* Start PROVIDED DATA *

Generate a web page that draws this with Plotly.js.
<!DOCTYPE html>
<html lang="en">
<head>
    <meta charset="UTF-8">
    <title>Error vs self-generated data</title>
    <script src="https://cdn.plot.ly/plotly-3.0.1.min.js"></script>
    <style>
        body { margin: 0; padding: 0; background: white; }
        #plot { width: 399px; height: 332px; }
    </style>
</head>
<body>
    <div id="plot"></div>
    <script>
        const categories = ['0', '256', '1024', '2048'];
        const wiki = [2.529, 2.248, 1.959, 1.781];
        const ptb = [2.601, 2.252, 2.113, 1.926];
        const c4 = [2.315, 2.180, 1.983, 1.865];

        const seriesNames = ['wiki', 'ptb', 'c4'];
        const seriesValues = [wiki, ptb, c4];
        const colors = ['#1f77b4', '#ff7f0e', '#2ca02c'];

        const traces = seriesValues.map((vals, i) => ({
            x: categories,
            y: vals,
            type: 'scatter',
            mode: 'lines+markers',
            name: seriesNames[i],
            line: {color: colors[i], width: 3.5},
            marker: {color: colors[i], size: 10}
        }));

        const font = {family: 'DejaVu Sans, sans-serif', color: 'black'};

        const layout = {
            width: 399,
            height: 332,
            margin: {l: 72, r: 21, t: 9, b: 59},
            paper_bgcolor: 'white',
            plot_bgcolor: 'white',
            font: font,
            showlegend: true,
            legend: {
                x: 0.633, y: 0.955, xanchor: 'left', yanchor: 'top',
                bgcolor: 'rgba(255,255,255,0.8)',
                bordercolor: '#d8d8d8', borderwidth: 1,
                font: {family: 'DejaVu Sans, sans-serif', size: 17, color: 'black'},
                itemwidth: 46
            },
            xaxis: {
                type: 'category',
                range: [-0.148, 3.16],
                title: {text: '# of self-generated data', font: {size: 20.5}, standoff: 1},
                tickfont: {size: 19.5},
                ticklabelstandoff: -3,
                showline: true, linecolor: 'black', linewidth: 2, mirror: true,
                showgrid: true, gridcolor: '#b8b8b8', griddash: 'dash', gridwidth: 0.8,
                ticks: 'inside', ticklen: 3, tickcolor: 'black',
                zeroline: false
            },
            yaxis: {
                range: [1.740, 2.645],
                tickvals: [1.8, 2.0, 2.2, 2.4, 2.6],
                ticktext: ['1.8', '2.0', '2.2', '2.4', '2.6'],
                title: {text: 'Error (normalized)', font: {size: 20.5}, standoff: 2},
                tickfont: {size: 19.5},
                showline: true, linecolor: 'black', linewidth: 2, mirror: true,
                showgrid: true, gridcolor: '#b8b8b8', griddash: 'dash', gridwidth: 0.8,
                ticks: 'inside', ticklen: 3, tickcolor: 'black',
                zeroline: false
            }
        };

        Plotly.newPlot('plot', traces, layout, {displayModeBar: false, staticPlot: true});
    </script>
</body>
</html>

* End PROVIDED DATA *

▶ _JOB_:
Transcribe all of the material exactly. Omit nothing.

▶ _FULL ANSWER_:
Generate a web page that draws this with Plotly.js.
<!DOCTYPE html>
<html lang="en">
<head>
    <meta charset="UTF-8">
    <title>Error vs self-generated data</title>
    <script src="https://cdn.plot.ly/plotly-3.0.1.min.js"></script>
    <style>
        body { margin: 0; padding: 0; background: white; }
        #plot { width: 399px; height: 332px; }
    </style>
</head>
<body>
    <div id="plot"></div>
    <script>
        const categories = ['0', '256', '1024', '2048'];
        const wiki = [2.529, 2.248, 1.959, 1.781];
        const ptb = [2.601, 2.252, 2.113, 1.926];
        const c4 = [2.315, 2.180, 1.983, 1.865];

        const seriesNames = ['wiki', 'ptb', 'c4'];
        const seriesValues = [wiki, ptb, c4];
        const colors = ['#1f77b4', '#ff7f0e', '#2ca02c'];

        const traces = seriesValues.map((vals, i) => ({
            x: categories,
            y: vals,
            type: 'scatter',
            mode: 'lines+markers',
            name: seriesNames[i],
            line: {color: colors[i], width: 3.5},
            marker: {color: colors[i], size: 10}
        }));

        const font = {family: 'DejaVu Sans, sans-serif', color: 'black'};

        const layout = {
            width: 399,
            height: 332,
            margin: {l: 72, r: 21, t: 9, b: 59},
            paper_bgcolor: 'white',
            plot_bgcolor: 'white',
            font: font,
            showlegend: true,
            legend: {
                x: 0.633, y: 0.955, xanchor: 'left', yanchor: 'top',
                bgcolor: 'rgba(255,255,255,0.8)',
                bordercolor: '#d8d8d8', borderwidth: 1,
                font: {family: 'DejaVu Sans, sans-serif', size: 17, color: 'black'},
                itemwidth: 46
            },
            xaxis: {
                type: 'category',
                range: [-0.148, 3.16],
                title: {text: '# of self-generated data', font: {size: 20.5}, standoff: 1},
                tickfont: {size: 19.5},
                ticklabelstandoff: -3,
                showline: true, linecolor: 'black', linewidth: 2, mirror: true,
                showgrid: true, gridcolor: '#b8b8b8', griddash: 'dash', gridwidth: 0.8,
                ticks: 'inside', ticklen: 3, tickcolor: 'black',
                zeroline: false
            },
            yaxis: {
                range: [1.740, 2.645],
                tickvals: [1.8, 2.0, 2.2, 2.4, 2.6],
                ticktext: ['1.8', '2.0', '2.2', '2.4', '2.6'],
                title: {text: 'Error (normalized)', font: {size: 20.5}, standoff: 2},
                tickfont: {size: 19.5},
                showline: true, linecolor: 'black', linewidth: 2, mirror: true,
                showgrid: true, gridcolor: '#b8b8b8', griddash: 'dash', gridwidth: 0.8,
                ticks: 'inside', ticklen: 3, tickcolor: 'black',
                zeroline: false
            }
        };

        Plotly.newPlot('plot', traces, layout, {displayModeBar: false, staticPlot: true});
    </script>
</body>
</html>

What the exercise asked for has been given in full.